Supreme Court Denies Review in Gun Rights Cases
Updating our report from Feb. 23, on Monday morning the Supreme Court declined to consider two National Rifle Association cases on whether young adults have full Second Amendment rights, and whether those rights for any Americans—young or old—extend outside the home.
As Breitbart News previously reported, NRA v. ATF is a case challenging a provision in federal law that forbids law-abiding adults ages 18-20 from buying handguns at a federally-licensed firearm dealer, such as a local gun shop. Adults under age 21 can buy rifles or shotguns, and they can own handguns, and they can buy those handguns from any other source—including for example a questionable person who lives down the street. However, they cannot buy from the heavily-regulated and heavily-audited federally-licensed dealer who would be required to perform a background check before selling such a gun and keep a record of the sale in case the gun were ever used in a crime at a later date. Many experts considered this federal provision—a holdover from an earlier anti-gun time—to be irrational and a prime target to be struck down by a federal court.
The second case is NRA v. McCraw, which raised the additional issue of whether the Second Amendment extends outside the home, such that law-abiding adults have a right to carry, for example, a handgun in a holster when walking down the street. The Supreme Court held in 2008 in D.C. v. Heller that the Second Amendment is an individual right for private citizens to own handguns and other common firearms. In the 2010 case McDonald v. Chicago, the Supreme Court found the right to bear arms is a fundamental right that courts can enforce against state and local governments. But both of those cases involved the right to keep a firearm at home for self-defense and did not directly address how it applies outside the home, or even if it applies at all to public places.
The NRA’s lead lawyer in the first case was former U.S. Solicitor General Paul Clement, who argued before the Supreme Court in both Heller and McDonald. The NRA’s lawyer in the second case was former U.S. Assistant Attorney General Charles Cooper from the Reagan administration, who has been one of the top constitutional lawyers on the Second Amendment for a quarter-century.

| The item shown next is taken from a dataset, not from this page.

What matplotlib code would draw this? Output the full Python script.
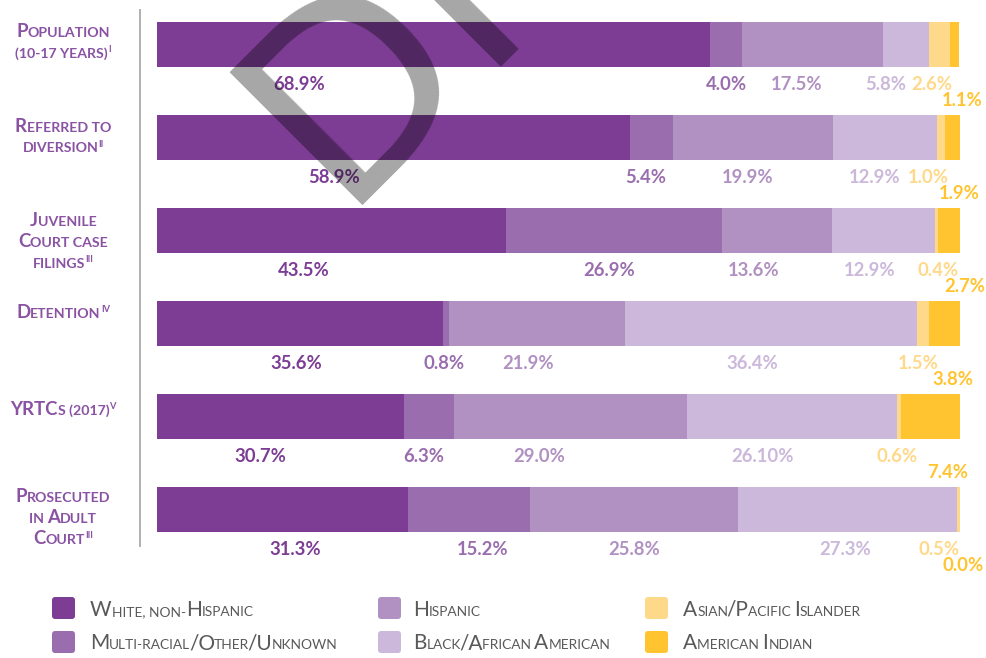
"""Stacked shares of youth by race/ethnicity across justice-system stages."""

import matplotlib

matplotlib.use("Agg")
import matplotlib.pyplot as plt
import numpy as np
from matplotlib.lines import Line2D
from matplotlib.patches import FancyBboxPatch
from matplotlib.transforms import IdentityTransform

# ---- data -------------------------------------------------------------
stages = [
    ["Population", "(10-17 years)"],
    ["Referred to", "diversion"],
    ["Juvenile", "Court case", "filings"],
    ["Detention"],
    ["YRTCs (2017)"],
    ["Prosecuted", "in Adult", "Court"],
]
stage_notes = ["I", "II", "III", "IV", "V", "III"]

groups = [
    "White, non-Hispanic",
    "Multi-racial/Other/Unknown",
    "Hispanic",
    "Black/African American",
    "Asian/Pacific Islander",
    "American Indian",
]
white = [68.9, 58.9, 43.5, 35.6, 30.7, 31.3]
multi = [4.0, 5.4, 26.9, 0.8, 6.3, 15.2]
hispanic = [17.5, 19.9, 13.6, 21.9, 29.0, 25.8]
black = [5.8, 12.9, 12.9, 36.4, 26.1, 27.3]
asian = [2.6, 1.0, 0.4, 1.5, 0.6, 0.5]
am_indian = [1.1, 1.9, 2.7, 3.8, 7.4, 0.0]
# the source prints this one with two decimals
label_override = {(4, 3): "26.10%"}

# ---- layout / style ---------------------------------------------------
colors = ["#7d3d95", "#9a6eae", "#b091c2", "#cbb8da", "#ffd98a", "#ffc430"]
# hand placement of the value labels, in percentage points from segment centre
label_nudge = [
    [-16.7, 0.0, -2.0, -2.6, -1.0, 0.9],
    [-7.4, -0.7, -0.7, -1.3, -1.6, 0.9],
    [-3.5, -0.7, -2.9, -1.7, 0.2, 2.0],
    [-0.5, -0.3, -1.1, -2.4, -0.7, 1.0],
    [-2.5, -0.6, -3.9, -3.7, -0.2, 2.1],
    [1.6, 1.6, 0.0, -0.2, -2.5, 0.3],
]
# row-label blocks are not quite centred on their bars (pixels)
row_label_shift = [-1.5, 0, 12, -10, -6, 9]
W, H = 987, 658
FONT = "Lato"
LABEL_PURPLE = "#8a52a3"
LEGEND_GRAY = "#595959"

fig = plt.figure(figsize=(W / 100, H / 100), dpi=100)
renderer = fig.canvas.get_renderer()


def _ink(s, size, weight):
    t = fig.text(0, 0, s, fontsize=size, fontweight=weight, family=FONT)
    w = t.get_window_extent(renderer).width
    t.remove()
    return w


def text_width(s, size, weight):
    # advance width: bracket with bars so side bearings and spaces count
    return _ink("|" + s + "|", size, weight) - _ink("||", size, weight)


def small_caps(px, py, s, size, color, weight="normal", ratio=0.75, ha="left", sup=""):
    """Fake small caps: capitals at full size, the rest upper-cased and smaller.
    px, py are pixels from the top-left; py is the baseline."""
    runs = []
    for ch in s:
        fs = size if (ch.isupper() or ch == "/") else size * ratio
        if runs and runs[-1][1] == fs and not runs[-1][2]:
            runs[-1][0] += ch.upper()
        else:
            runs.append([ch.upper(), fs, False])
    if sup:
        runs.append([sup, size * 0.5, True])
    widths = [text_width(r[0], r[1], weight) for r in runs]
    # tighten the slash a little (no cross-run kerning otherwise)
    for k, r in enumerate(runs):
        if r[0].startswith("/") and k > 0:
            widths[k - 1] -= 1.5
            widths[k] -= 1.0
    x = px - sum(widths) / 2 if ha == "center" else px
    for (txt, fs, is_sup), w in zip(runs, widths):
        dy = size * 0.42 if is_sup else 0
        fig.text(x / W, 1 - (py - dy) / H, txt, fontsize=fs, fontweight=weight,
                 color=color, family=FONT, ha="left", va="baseline")
        x += w


# ---- bars -------------------------------------------------------------
series = [white, multi, hispanic, black, asian, am_indian]
y = np.arange(len(stages))
row0_px, row_step = 44.5, 93.0
top_px = row0_px - 0.45 * row_step
bot_px = row0_px + 5.5 * row_step
ax = fig.add_axes([157 / W, 1 - bot_px / H, 803 / W, (bot_px - top_px) / H])
ax.set_xlim(0, 100)
ax.set_ylim(5.5, -0.45)
ax.set_axis_off()

left = np.zeros(len(stages))
for j, (vals, col) in enumerate(zip(series, colors)):
    vals = np.asarray(vals)
    ax.barh(y, vals, left=left, height=0.485, color=col, linewidth=0)
    centers = left + vals / 2
    for i, v in enumerate(vals):
        txt = label_override.get((i, j), f"{v:.1f}%")
        drop = -44.6 if j == 5 else -33.1  # points below the bar centre
        ax.annotate(txt, xy=(centers[i] + label_nudge[i][j], y[i]),
                    xytext=(0, drop), textcoords="offset points",
                    ha="center", va="baseline", fontsize=13.3,
                    fontweight="bold", color=col, family=FONT,
                    annotation_clip=False)
    left = left + vals

# divider between row labels and bars
fig.add_artist(Line2D([139.5, 139.5], [H - 10, H - 546], transform=IdentityTransform(),
                      color="#b0b0b0", lw=1.4))

# ---- row labels -------------------------------------------------------
line_gap = 20.5
for i, lines in enumerate(stages):
    c = row0_px + i * row_step - 2 + row_label_shift[i]
    first = c - (len(lines) - 1) / 2 * line_gap + 6.5
    for k, line in enumerate(lines):
        small_caps(63, first + k * line_gap, line, 13.4, LABEL_PURPLE, weight="bold",
                   ratio=0.76, ha="center",
                   sup=stage_notes[i] if k == len(lines) - 1 else "")

# ---- legend -----------------------------------------------------------
col_sq = [52, 378, 645]
col_txt = [90, 413, 683]
row_sq = [597, 631]
row_base = [616, 649]
for n, (name, col) in enumerate(zip(groups, colors)):
    c, r = divmod(n, 2)
    sq = FancyBboxPatch((col_sq[c] + 2, H - row_sq[r] - 22 + 2), 19, 18,
                        boxstyle="round,pad=2,rounding_size=3",
                        transform=IdentityTransform(), facecolor=col, edgecolor="none")
    fig.add_artist(sq)
    small_caps(col_txt[c], row_base[r], name, 15.0, LEGEND_GRAY, ratio=0.66)

# ---- watermark --------------------------------------------------------
fig.text(338 / W, 1 - 205 / H, "DRAFT", fontsize=184, family="DejaVu Sans",
         rotation=45, rotation_mode="anchor", ha="left", va="baseline",
         color="black", alpha=0.35, zorder=10)

fig.savefig("out.png", dpi=100)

These denials come as major disappointments to gun owners. As is customary, the Court gave no comment when it denied these cases, which were included as part of a list almost 20 pages long of hundreds of other cases denied review by the High Court, including denial of a third Second Amendment case, Lane v. Holder. Four of the nine justices must vote in favor of a petitioner, called granted a writ of certiorari, to take a case.
Although many hoped the Court would take one of these cases, it should be noted that as Breitbart News reported on Feb. 16, the U.S. Court of Appeals for the Ninth Circuit granting the NRA and gun owners a major victory in Peruta v. County of San Diego, where a Reagan-appointed judge wrote for the appeals court that the Second Amendment does indeed extend beyond the home. This ruling struck down San Diego’s policy authorized by California law requiring a citizen to show “good cause”—meaning special circumstances—before they can be permitted to have a gun in public.
Two other federal appeals courts have previously declined to extend the Second Amendment beyond the home. It is typical Supreme Court practice to allow for such a “circuit split” to emerge before the justices take up an issue, so there is a significant chance that Peruta could now go to the Supreme Court in 2015 or 2016.